**REQUIRED WORK:** Copy every line, exactly and only, from the line containing "Clone this chart in D3.js." to the line containing "const years = d3.range(1957, 2019);", both lines included.

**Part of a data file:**
-------

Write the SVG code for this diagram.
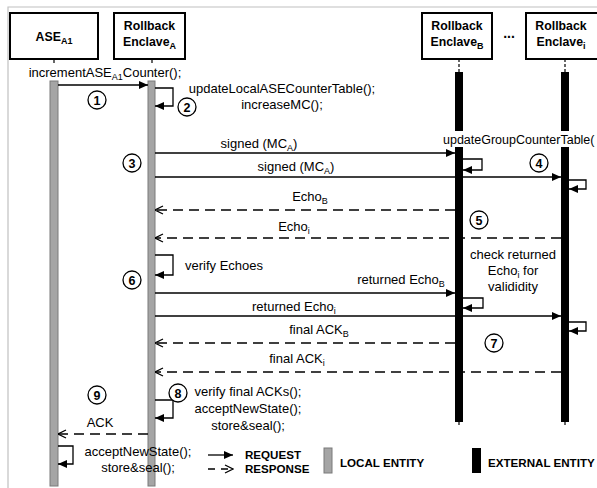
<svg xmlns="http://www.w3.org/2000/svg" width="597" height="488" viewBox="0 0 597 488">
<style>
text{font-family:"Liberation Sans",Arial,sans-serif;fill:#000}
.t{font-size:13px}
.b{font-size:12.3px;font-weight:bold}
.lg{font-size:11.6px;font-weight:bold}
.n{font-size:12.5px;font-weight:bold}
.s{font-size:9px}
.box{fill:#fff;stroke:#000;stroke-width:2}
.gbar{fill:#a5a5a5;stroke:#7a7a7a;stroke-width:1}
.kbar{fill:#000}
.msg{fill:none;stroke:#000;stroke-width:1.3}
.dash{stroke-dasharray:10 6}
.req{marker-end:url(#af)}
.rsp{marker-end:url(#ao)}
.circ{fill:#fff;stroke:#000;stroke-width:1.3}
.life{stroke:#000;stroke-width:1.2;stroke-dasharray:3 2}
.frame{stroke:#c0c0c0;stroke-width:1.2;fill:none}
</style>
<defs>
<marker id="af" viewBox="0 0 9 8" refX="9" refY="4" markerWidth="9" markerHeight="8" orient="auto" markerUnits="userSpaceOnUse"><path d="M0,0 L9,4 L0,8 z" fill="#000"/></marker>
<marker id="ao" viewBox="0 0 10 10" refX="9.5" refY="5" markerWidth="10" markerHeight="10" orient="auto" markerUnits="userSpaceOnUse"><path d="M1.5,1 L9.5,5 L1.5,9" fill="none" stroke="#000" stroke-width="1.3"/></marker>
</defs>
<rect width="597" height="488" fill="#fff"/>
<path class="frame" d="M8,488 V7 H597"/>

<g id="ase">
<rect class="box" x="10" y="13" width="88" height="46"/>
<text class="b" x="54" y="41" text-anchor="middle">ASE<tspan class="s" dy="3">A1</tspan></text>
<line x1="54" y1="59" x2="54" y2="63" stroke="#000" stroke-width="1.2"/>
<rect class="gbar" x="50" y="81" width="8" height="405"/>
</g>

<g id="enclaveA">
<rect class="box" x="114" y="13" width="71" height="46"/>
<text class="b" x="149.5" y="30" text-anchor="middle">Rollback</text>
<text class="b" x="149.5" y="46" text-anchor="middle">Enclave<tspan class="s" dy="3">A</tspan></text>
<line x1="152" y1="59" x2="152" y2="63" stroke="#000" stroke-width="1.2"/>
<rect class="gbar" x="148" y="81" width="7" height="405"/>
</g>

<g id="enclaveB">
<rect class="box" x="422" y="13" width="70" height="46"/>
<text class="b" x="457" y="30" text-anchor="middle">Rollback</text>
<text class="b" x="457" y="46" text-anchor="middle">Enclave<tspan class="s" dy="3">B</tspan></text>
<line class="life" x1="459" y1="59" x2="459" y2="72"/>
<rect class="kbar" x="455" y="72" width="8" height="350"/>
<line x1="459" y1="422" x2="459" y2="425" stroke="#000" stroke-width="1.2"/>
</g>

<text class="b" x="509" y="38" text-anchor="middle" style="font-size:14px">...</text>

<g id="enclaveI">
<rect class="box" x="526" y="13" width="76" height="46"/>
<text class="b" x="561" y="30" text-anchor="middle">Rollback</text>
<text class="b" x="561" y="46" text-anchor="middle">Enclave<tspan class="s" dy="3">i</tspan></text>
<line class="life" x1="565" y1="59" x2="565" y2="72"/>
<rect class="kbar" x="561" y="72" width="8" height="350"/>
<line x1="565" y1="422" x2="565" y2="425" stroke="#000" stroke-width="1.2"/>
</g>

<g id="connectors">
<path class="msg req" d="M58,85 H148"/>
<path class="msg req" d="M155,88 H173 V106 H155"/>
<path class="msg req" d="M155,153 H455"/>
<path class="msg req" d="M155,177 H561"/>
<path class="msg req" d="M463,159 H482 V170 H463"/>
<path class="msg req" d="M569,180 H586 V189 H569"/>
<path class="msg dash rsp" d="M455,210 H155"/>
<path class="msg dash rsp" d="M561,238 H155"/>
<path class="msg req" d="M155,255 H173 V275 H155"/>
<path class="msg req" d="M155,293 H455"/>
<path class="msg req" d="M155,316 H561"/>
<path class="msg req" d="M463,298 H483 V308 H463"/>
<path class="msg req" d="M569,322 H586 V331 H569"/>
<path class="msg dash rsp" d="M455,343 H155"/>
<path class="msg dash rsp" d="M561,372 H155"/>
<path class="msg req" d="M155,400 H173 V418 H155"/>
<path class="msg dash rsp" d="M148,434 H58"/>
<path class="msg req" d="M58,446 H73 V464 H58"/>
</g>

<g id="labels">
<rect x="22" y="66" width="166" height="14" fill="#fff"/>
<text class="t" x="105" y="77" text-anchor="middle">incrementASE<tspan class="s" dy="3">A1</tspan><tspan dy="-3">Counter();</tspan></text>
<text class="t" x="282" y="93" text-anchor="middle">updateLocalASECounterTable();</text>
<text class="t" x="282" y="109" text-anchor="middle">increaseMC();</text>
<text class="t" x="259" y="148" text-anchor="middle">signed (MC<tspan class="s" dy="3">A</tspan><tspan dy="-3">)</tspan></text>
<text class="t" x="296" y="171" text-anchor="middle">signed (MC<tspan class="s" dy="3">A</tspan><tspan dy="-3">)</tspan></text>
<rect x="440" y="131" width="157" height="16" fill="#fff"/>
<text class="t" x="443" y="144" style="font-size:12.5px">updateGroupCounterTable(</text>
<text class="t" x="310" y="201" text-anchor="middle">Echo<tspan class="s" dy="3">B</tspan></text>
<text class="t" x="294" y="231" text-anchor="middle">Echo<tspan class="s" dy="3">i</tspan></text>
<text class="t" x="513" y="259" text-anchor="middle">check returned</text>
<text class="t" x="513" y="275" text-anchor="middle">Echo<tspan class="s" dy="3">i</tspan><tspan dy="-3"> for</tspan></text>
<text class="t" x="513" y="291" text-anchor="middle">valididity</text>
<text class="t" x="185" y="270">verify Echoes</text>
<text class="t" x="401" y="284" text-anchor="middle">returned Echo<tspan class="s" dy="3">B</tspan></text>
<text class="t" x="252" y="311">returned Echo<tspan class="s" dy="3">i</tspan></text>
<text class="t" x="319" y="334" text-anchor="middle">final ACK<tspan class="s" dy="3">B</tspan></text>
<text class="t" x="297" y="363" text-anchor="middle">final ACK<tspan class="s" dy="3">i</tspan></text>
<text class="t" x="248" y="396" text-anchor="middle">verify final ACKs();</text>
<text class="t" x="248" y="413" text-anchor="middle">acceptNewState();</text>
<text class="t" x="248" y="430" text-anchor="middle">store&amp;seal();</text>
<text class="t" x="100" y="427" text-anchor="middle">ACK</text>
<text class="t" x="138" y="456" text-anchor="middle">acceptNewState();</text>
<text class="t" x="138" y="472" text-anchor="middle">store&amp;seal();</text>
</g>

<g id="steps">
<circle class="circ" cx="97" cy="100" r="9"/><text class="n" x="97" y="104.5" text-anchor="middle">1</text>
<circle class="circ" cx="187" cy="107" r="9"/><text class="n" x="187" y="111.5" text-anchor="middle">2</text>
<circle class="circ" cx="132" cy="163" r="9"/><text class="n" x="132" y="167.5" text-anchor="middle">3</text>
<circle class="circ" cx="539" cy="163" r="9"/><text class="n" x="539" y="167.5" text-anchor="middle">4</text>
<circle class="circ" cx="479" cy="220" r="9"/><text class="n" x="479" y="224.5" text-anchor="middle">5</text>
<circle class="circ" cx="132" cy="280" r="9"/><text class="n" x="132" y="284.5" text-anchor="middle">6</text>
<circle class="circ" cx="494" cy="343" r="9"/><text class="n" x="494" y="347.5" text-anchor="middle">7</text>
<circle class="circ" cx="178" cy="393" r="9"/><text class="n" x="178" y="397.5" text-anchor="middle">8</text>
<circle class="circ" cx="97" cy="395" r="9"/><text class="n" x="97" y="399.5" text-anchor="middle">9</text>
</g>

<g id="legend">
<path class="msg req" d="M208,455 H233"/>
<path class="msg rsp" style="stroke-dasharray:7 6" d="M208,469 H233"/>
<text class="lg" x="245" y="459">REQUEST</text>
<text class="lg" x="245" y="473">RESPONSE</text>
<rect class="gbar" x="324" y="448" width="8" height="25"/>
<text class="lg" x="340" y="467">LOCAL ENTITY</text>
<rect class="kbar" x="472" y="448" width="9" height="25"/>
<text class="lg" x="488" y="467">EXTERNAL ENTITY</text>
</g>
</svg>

-------

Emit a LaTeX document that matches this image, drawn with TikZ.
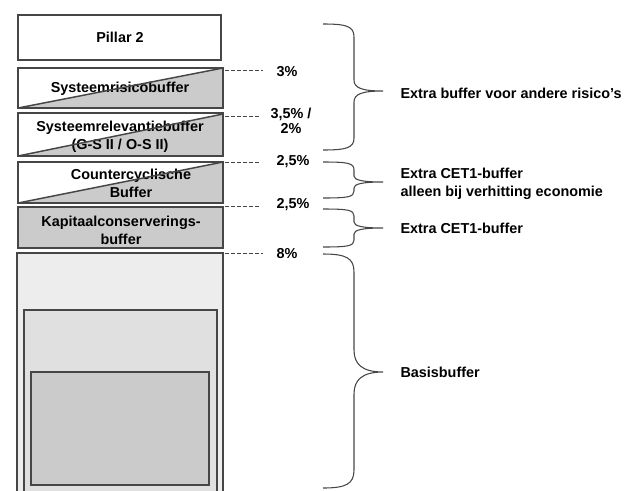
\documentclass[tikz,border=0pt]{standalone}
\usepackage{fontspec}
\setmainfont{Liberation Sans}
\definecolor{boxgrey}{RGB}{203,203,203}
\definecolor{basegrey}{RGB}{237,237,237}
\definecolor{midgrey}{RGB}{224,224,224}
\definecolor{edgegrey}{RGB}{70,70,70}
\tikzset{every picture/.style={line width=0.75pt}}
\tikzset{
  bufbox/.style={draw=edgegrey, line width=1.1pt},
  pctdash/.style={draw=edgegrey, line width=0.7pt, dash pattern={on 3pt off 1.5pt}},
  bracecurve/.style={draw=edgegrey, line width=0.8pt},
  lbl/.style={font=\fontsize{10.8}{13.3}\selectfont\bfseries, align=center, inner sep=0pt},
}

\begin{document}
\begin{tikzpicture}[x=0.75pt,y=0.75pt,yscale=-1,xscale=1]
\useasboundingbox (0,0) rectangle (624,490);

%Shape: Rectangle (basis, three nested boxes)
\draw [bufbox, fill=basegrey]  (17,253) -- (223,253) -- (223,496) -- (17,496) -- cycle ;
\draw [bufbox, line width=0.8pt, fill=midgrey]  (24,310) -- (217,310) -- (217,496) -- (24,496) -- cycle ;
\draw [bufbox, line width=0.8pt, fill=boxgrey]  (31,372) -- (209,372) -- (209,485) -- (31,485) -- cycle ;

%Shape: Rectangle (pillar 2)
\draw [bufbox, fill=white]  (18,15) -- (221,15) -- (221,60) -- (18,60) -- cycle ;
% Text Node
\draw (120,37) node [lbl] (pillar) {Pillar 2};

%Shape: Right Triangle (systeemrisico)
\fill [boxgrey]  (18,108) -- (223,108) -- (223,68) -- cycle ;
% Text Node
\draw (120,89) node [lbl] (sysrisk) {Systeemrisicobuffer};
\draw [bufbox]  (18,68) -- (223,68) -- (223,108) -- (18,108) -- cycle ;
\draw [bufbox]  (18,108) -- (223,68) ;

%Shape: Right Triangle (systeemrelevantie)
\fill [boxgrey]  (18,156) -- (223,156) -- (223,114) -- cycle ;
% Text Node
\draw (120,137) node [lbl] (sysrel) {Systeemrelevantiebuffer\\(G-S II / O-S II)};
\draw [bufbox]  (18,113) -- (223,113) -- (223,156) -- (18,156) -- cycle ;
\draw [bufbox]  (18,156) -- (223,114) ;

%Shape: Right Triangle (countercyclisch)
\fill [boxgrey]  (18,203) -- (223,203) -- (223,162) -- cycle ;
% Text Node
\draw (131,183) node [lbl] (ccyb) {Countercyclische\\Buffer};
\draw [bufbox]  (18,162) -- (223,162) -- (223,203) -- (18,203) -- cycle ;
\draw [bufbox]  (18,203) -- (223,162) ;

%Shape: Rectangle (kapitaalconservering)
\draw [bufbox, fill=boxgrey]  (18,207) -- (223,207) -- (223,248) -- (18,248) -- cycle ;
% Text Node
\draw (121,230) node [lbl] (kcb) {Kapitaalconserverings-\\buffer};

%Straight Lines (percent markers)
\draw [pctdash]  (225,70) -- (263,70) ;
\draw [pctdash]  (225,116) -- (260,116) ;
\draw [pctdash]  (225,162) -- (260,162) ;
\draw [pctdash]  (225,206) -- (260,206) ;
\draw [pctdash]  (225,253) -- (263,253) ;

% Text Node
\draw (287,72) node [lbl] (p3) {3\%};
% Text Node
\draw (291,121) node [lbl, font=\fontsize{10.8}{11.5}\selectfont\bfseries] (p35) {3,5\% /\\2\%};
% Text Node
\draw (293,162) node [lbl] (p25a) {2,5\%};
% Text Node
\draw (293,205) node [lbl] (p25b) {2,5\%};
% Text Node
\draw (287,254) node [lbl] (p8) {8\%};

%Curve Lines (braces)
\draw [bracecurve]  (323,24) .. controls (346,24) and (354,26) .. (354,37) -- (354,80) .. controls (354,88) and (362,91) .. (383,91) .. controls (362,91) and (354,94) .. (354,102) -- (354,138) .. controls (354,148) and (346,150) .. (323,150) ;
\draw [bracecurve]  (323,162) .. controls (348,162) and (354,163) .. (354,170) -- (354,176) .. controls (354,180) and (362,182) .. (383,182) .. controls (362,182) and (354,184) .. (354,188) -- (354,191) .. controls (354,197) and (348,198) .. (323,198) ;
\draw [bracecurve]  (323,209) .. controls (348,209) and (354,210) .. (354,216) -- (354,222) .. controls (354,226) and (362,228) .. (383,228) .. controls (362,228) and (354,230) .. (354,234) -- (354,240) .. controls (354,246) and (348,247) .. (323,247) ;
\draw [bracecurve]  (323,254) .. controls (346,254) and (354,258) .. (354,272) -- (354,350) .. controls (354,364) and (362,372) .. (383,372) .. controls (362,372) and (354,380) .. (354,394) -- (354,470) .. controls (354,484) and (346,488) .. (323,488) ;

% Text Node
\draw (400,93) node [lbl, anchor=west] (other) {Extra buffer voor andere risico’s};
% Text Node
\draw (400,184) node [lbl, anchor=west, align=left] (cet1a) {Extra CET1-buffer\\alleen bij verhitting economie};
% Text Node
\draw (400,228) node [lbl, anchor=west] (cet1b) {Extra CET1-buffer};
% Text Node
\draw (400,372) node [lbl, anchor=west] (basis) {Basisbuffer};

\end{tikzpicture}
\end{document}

-------

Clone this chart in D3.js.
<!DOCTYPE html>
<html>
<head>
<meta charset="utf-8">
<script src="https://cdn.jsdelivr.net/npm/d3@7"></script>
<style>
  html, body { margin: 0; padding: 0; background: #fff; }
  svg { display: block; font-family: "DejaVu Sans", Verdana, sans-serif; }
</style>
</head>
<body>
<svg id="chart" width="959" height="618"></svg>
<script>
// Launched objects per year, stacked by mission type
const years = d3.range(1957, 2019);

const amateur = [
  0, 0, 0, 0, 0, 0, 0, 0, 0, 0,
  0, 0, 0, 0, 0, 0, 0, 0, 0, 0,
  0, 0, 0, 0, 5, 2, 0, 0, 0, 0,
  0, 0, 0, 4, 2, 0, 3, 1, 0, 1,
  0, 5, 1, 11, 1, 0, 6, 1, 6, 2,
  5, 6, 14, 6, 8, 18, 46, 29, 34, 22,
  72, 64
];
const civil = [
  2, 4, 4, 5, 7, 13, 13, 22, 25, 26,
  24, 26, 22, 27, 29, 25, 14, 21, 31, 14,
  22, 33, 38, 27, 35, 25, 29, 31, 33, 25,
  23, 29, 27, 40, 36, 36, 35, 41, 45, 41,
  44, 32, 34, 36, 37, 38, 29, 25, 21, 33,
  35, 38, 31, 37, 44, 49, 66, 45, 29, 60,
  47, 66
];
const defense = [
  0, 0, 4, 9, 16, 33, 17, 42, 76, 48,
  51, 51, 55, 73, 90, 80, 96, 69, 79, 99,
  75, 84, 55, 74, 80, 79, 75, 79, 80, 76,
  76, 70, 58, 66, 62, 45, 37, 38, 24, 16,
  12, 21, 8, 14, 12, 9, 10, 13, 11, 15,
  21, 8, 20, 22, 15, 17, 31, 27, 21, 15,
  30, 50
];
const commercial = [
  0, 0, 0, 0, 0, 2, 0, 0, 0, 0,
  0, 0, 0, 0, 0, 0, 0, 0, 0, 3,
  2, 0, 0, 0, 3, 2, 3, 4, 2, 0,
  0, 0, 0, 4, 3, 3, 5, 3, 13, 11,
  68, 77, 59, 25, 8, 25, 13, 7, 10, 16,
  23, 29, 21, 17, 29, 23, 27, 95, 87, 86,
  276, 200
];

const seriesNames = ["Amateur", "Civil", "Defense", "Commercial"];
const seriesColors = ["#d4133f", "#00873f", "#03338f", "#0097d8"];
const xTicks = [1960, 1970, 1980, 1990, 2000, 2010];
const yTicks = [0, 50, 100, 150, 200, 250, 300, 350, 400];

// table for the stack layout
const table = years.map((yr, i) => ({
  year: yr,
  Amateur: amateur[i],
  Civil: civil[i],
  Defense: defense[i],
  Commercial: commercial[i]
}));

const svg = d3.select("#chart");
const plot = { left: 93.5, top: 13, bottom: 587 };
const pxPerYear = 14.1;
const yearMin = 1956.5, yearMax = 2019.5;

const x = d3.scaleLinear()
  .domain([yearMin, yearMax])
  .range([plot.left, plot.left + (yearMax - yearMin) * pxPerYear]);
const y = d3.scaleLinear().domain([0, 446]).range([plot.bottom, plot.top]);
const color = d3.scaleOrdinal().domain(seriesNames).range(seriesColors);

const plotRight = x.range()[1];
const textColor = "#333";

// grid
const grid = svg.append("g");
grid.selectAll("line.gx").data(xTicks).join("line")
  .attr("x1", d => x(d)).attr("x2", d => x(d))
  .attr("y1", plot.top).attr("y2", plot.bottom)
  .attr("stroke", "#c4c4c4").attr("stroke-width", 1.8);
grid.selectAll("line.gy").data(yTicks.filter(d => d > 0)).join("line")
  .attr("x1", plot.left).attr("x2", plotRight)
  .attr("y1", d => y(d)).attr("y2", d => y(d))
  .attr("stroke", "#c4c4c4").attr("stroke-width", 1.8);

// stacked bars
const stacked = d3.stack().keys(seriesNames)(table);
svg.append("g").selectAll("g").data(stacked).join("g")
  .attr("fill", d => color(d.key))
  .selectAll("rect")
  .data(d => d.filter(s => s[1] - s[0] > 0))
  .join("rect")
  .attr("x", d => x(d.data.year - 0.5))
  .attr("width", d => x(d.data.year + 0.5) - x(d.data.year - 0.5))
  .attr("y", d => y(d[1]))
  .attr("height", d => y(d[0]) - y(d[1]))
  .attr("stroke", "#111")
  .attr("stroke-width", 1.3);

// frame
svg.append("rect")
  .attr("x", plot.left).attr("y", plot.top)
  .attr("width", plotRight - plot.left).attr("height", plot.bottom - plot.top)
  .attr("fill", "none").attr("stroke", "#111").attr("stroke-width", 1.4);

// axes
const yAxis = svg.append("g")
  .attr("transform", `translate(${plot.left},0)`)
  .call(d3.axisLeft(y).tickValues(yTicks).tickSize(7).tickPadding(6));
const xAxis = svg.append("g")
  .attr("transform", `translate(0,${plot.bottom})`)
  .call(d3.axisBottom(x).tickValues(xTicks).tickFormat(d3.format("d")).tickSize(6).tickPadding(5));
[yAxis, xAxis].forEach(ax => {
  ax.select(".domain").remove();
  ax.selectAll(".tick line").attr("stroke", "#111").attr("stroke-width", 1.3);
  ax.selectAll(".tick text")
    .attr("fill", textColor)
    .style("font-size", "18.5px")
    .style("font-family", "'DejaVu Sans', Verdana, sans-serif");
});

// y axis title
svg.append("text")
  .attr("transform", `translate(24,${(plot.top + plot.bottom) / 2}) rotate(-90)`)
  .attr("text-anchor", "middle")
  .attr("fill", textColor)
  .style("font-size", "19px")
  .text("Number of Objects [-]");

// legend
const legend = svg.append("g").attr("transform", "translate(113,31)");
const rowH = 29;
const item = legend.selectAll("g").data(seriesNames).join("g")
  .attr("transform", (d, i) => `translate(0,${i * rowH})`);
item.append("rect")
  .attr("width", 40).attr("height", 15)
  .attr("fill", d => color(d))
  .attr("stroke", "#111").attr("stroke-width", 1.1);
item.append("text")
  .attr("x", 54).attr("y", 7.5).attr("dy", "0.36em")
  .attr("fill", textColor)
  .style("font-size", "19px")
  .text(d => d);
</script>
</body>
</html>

-------

**RESULT OF THIS EXERCISE:**
Clone this chart in D3.js.
<!DOCTYPE html>
<html>
<head>
<meta charset="utf-8">
<script src="https://cdn.jsdelivr.net/npm/d3@7"></script>
<style>
  html, body { margin: 0; padding: 0; background: #fff; }
  svg { display: block; font-family: "DejaVu Sans", Verdana, sans-serif; }
</style>
</head>
<body>
<svg id="chart" width="959" height="618"></svg>
<script>
// Launched objects per year, stacked by mission type
const years = d3.range(1957, 2019);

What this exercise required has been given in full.